Há um argumento político-econômico que ganha cada vez mais terreno nos dias de hoje: o livre-comércio é o grande responsável pela diminuição do emprego industrial. Tal argumento é tão forte que o processo eleitoral mais importante do mundo (por sua influência) foi ganho usando-se dessa falácia contra o livre-comércio. O então candidato republicano Donald Trump esbravejou aos quatro ventos que acordos comerciais desfavoráveis (e protecionistas) com outros players mundiais (México, Canadá e China, principalmente) eram os responsáveis pela perda de um terço do emprego industrial americano desde a assinatura do NAFTA e pelo fechamento de 50.000 fábricas em solo americano desde que os Estados Unidos passaram a fazer parte da Organização Mundial do Comércio (OMC). Tal processo, segundo os defensores desse argumento contra o livre-comércio, culminou na desindustrialização americana e no achatamento da classe média.

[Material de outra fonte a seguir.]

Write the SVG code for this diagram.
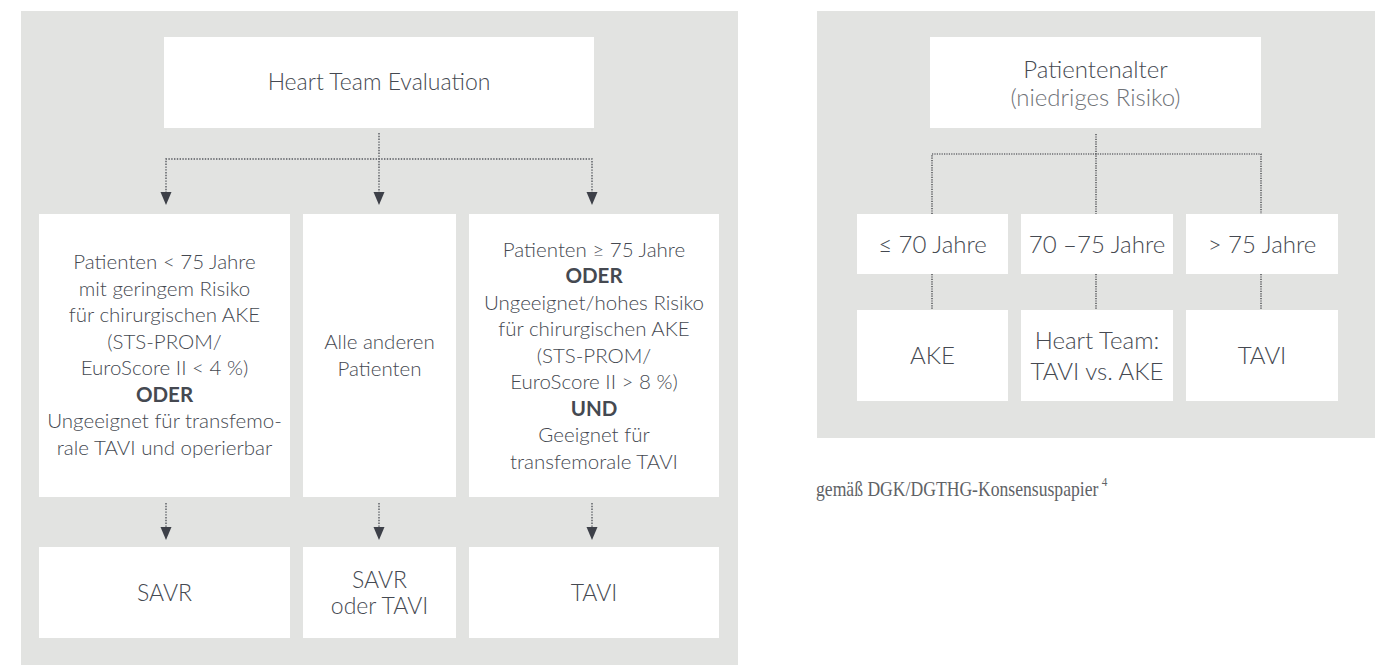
<svg xmlns="http://www.w3.org/2000/svg" width="1388" height="665" viewBox="0 0 1388 665">
<style>
.panel{fill:#e2e3e1}
.box{fill:#ffffff}
.t{font-family:Lato,"Liberation Sans",sans-serif;fill:#454951;text-anchor:middle;font-weight:300}
.m{font-size:20.5px}
.h{font-size:23px}
.r{font-size:24px}
.b{font-weight:700}
.lt{fill:#6f7277}
.dot{fill:none;stroke:#55585e;stroke-width:1.4;stroke-dasharray:1.4 1.4}
.dot2{fill:none;stroke:#2f3136;stroke-width:1.2;stroke-dasharray:1.2 1.2}
.arr{fill:#3d4048}
.cap{font-family:"Liberation Serif",serif;font-size:20.5px;fill:#606266}
</style>
<rect class="panel" x="21" y="11" width="717" height="654"/>
<rect class="panel" x="817" y="11" width="558" height="427"/>

<g id="connectors">
<path class="dot" d="M379 133V193"/>
<path class="dot" d="M166 193V159H592V193"/>
<polygon class="arr" points="160.5,192 171.5,192 166,205"/>
<polygon class="arr" points="373.5,192 384.5,192 379,205"/>
<polygon class="arr" points="586.5,192 597.5,192 592,205"/>
<path class="dot" d="M166 503V528M379 503V528M592 503V528"/>
<polygon class="arr" points="160.5,527 171.5,527 166,540"/>
<polygon class="arr" points="373.5,527 384.5,527 379,540"/>
<polygon class="arr" points="586.5,527 597.5,527 592,540"/>
<path class="dot2" d="M1096 134V214"/>
<path class="dot2" d="M932 214V154H1261V214"/>
<path class="dot2" d="M932 274V310M1096 274V310M1261 274V310"/>
</g>

<g id="heart-team">
<rect class="box" x="164" y="37" width="430" height="91"/>
<text class="t h" x="379" y="90">Heart Team Evaluation</text>
</g>

<g id="crit-left">
<rect class="box" x="39" y="214" width="251" height="283"/>
<text class="t m" x="164.5" y="269">Patienten &lt; 75 Jahre</text>
<text class="t m" x="164.5" y="295.5">mit geringem Risiko</text>
<text class="t m" x="164.5" y="322">für chirurgischen AKE</text>
<text class="t m" x="164.5" y="348.5">(STS-PROM/</text>
<text class="t m" x="164.5" y="375">EuroScore II &lt; 4 %)</text>
<text class="t m b" x="164.5" y="401.5">ODER</text>
<text class="t m" x="164.5" y="428">Ungeeignet für transfemo-</text>
<text class="t m" x="164.5" y="454.5">rale TAVI und operierbar</text>
</g>

<g id="crit-mid">
<rect class="box" x="303" y="214" width="153" height="283"/>
<text class="t m" x="379.5" y="349">Alle anderen</text>
<text class="t m" x="379.5" y="375.5">Patienten</text>
</g>

<g id="crit-right">
<rect class="box" x="469" y="214" width="250" height="283"/>
<text class="t m" x="594" y="256.5">Patienten ≥ 75 Jahre</text>
<text class="t m b" x="594" y="283">ODER</text>
<text class="t m" x="594" y="309.5">Ungeeignet/hohes Risiko</text>
<text class="t m" x="594" y="336">für chirurgischen AKE</text>
<text class="t m" x="594" y="362.5">(STS-PROM/</text>
<text class="t m" x="594" y="389">EuroScore II &gt; 8 %)</text>
<text class="t m b" x="594" y="415.5">UND</text>
<text class="t m" x="594" y="442">Geeignet für</text>
<text class="t m" x="594" y="468.5">transfemorale TAVI</text>
</g>

<g id="res-savr">
<rect class="box" x="39" y="547" width="251" height="91"/>
<text class="t h" x="164.5" y="601">SAVR</text>
</g>
<g id="res-either">
<rect class="box" x="303" y="547" width="153" height="91"/>
<text class="t h" x="379.5" y="588">SAVR</text>
<text class="t h" x="379.5" y="614">oder TAVI</text>
</g>
<g id="res-tavi">
<rect class="box" x="469" y="547" width="250" height="91"/>
<text class="t h" x="594" y="601">TAVI</text>
</g>

<g id="age-root">
<rect class="box" x="930" y="37" width="331" height="91"/>
<text class="t r" x="1095.5" y="78">Patientenalter</text>
<text class="t r lt" x="1095.5" y="106">(niedriges Risiko)</text>
</g>
<g id="age-1">
<rect class="box" x="857" y="214" width="151" height="60"/>
<text class="t r" x="932.5" y="252.5">≤ 70 Jahre</text>
</g>
<g id="age-2">
<rect class="box" x="1021" y="214" width="152" height="60"/>
<text class="t r" x="1097" y="252.5">70 –75 Jahre</text>
</g>
<g id="age-3">
<rect class="box" x="1186" y="214" width="152" height="60"/>
<text class="t r" x="1262" y="252.5">&gt; 75 Jahre</text>
</g>
<g id="out-1">
<rect class="box" x="857" y="310" width="151" height="91"/>
<text class="t r" x="932.5" y="364">AKE</text>
</g>
<g id="out-2">
<rect class="box" x="1021" y="310" width="152" height="91"/>
<text class="t r" x="1097" y="349">Heart Team:</text>
<text class="t r" x="1097" y="380">TAVI vs. AKE</text>
</g>
<g id="out-3">
<rect class="box" x="1186" y="310" width="152" height="91"/>
<text class="t r" x="1262" y="364">TAVI</text>
</g>

<g id="caption">
<text class="cap" transform="translate(816 496) scale(0.86 1)" x="0" y="0">gemäß DGK/DGTHG-Konsensuspapier<tspan font-size="13" dx="4" dy="-10">4</tspan></text>
</g>
</svg>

De fato, é um argumento falacioso. No caso americano, a diminuição marcante do emprego industrial deve-se não ao livre-comércio, mas sim à evolução tecnológica que substituiu e continua substituindo trabalhadores humanos por máquinas e robôs. De acordo com um estudo realizado pelo Center for Business and Economic Researchda Ball State University, 85% da redução do emprego industrial é explicada pela automação industrial. Uma das principais conclusões do estudo é que, embora tenha havia uma acentuada queda no emprego industrial, o setor manufatureiro ficou mais produtivo e a produção industrial têm crescido continuamente. Em outras palavras, a automação industrial permite que se produza mais com menos mão-de-obra, e tal processo parece ser irreversível, aniquilando principalmente posições que exigem menos qualificação. Dessa forma, a população americana não deveria se iludir na esperança de que o tão aclamado “protecionismo comercial”, peça central do plano econômico do novo governo republicano, possa reverter tal quadro. A aceleração da automação industrial e a transição para uma economia digital forçosamente intensificarão o achatamento do emprego industrial, mas não é com protecionismo comercial que resolveremos esse problema.

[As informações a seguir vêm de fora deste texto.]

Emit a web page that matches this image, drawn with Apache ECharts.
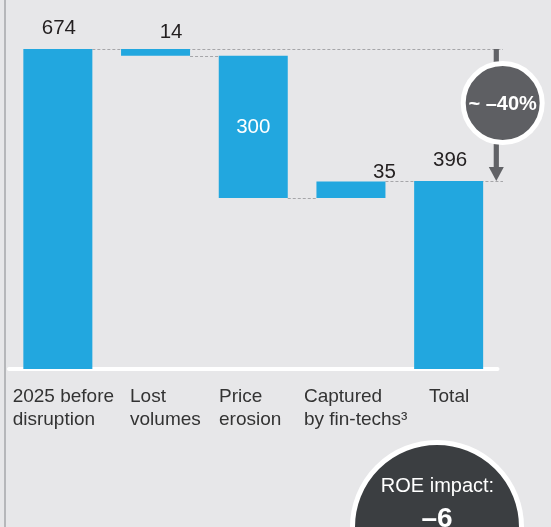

O caso do Brasil é ligeiramente diferente. Dois fatores internos intensificaram a redução do PIB industrial brasileiro: primeiro, um arcabouço regulatório (CLT) defasado, confuso e custoso para as empresas, que criou um incentivo fortíssimo pela transformação de operações intensivas em mão-de-obra para operações intensivas em capital; segundo, uma total falta de política industrial capaz de inserir o país no mapa internacional da produção e do comércio, fazendo com que sejamos, em pleno século XXI, um dos países mais fechados do mundo e com os piores índices de produtividade e eficiência (custo-Brasil). A falida “política dos campeões nacionais”, pregada pelo lulopetismo e executada pela gestão anterior do BNDES, mostrou-se pobre e frágil como política industrial e ainda deixou um conjunto de “esqueletos” que ainda teremos que contabilizar pelo caminho. Oi, EBX e Sete Brasil são apenas alguns entre tantos exemplos de empresas e setores que mesmo com subsídios altíssimos (muitas vezes artificiais) encontram-se com processos de recuperação judicial já em andamento.

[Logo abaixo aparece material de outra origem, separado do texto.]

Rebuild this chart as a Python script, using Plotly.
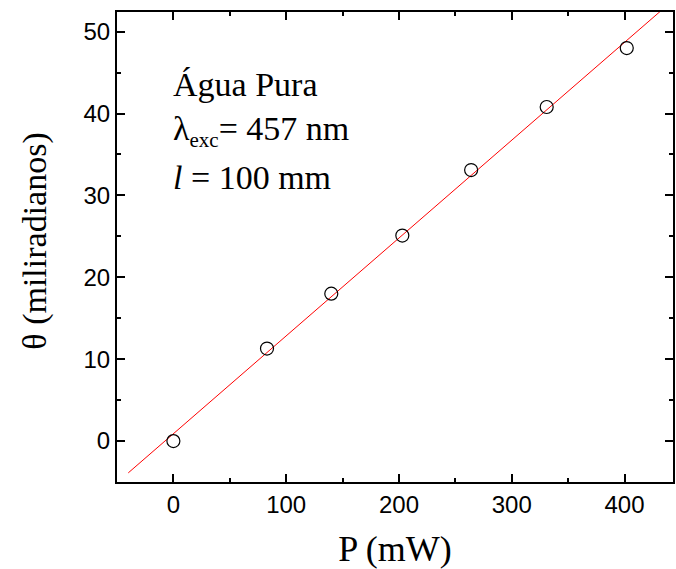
import numpy as np
import plotly.graph_objects as go

# Measured deflection angle versus laser power
power_mw = [0, 83, 140, 203, 264, 331, 402]
theta_mrad = [0, 11.3, 18.0, 25.1, 33.1, 40.8, 48.0]

x_ticks = [0, 100, 200, 300, 400]
y_ticks = [0, 10, 20, 30, 40, 50]

# Linear least-squares fit
slope, intercept = np.polyfit(power_mw, theta_mrad, 1)
fit_x = np.array([-40, 450])
fit_y = slope * fit_x + intercept

fig = go.Figure()
fig.add_trace(go.Scatter(
    x=fit_x, y=fit_y, mode="lines",
    line=dict(color="#ff0000", width=1), showlegend=False,
))
fig.add_trace(go.Scatter(
    x=power_mw, y=theta_mrad, mode="markers",
    marker=dict(symbol="circle-open", size=13, color="black", line=dict(width=1.2)),
    showlegend=False,
))

serif = "Liberation Serif, Times New Roman, serif"
sans = "Liberation Sans, Arial, sans-serif"

axis_common = dict(
    showline=True, linecolor="black", linewidth=2, mirror="ticks",
    ticks="inside", ticklen=8, tickwidth=2, tickcolor="black",
    showgrid=False, zeroline=False,
    tickfont=dict(family=sans, size=24, color="black"),
)

fig.update_xaxes(
    range=[-50, 443], tickvals=x_ticks,
    minor=dict(ticks="inside", ticklen=4, tickwidth=2, tickcolor="black", dtick=50, tick0=0),
    title=dict(text="P (mW)", font=dict(family=serif, size=36, color="black"), standoff=22),
    **axis_common,
)
fig.update_yaxes(
    range=[-5, 52.4], tickvals=y_ticks,
    minor=dict(ticks="inside", ticklen=4, tickwidth=2, tickcolor="black", dtick=5, tick0=0),
    **axis_common,
)

# Vertical axis title placed as a rotated annotation
fig.add_annotation(
    x=-0.147, y=0.512, xref="paper", yref="paper",
    text="θ (miliradianos)", textangle=-90, showarrow=False,
    xanchor="center", yanchor="middle",
    font=dict(family=serif, size=34, color="black"),
)

label_font = dict(family=serif, size=34, color="black")
labels = [
    ("Água Pura", 43.6),
    ("λ<sub><span style=\"font-size:21px\">exc</span></sub>= 457 nm", 37.9),
    ("<i>l</i> = 100 mm", 32.2),
]
for text, yv in labels:
    fig.add_annotation(
        x=-2, y=yv, xref="x", yref="y", text=text, showarrow=False,
        xanchor="left", yanchor="middle", font=label_font,
    )

fig.update_layout(
    width=676, height=569,
    margin=dict(l=117, r=1, t=12, b=87),
    paper_bgcolor="white", plot_bgcolor="white",
)

fig.write_html("out.html")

É importante que tiremos algumas conclusões e aprendizados depois de tantos erros cometidos. Talvez o mais importante seja que os governos não devam participar com tanto peso na economia e devem contentar-se com o papel de indutores do crescimento, ou seja, criando o ambiente econômico e a segurança institucional para que os agentes invistam de acordo com as necessidades e oportunidades apresentadas pelo mercado. Outra lição relevante é a necessidade de desburocratizar a economia e as relações entre os agentes, e nesse sentido a reforma trabalhista talvez seja um primeiro movimento nesse sentido. Também não seria mal aprendermos com as experiências bem-sucedidas de política industrial de outros países, notadamente a Coréia do Sul e alguns dos Tigres Asiáticos, cujos governos, em poucas décadas, souberam criar e executar políticas de maneira consistente e que provam para o mundo que o livre-comércio não é necessariamente uma causa para a redução do emprego industrial.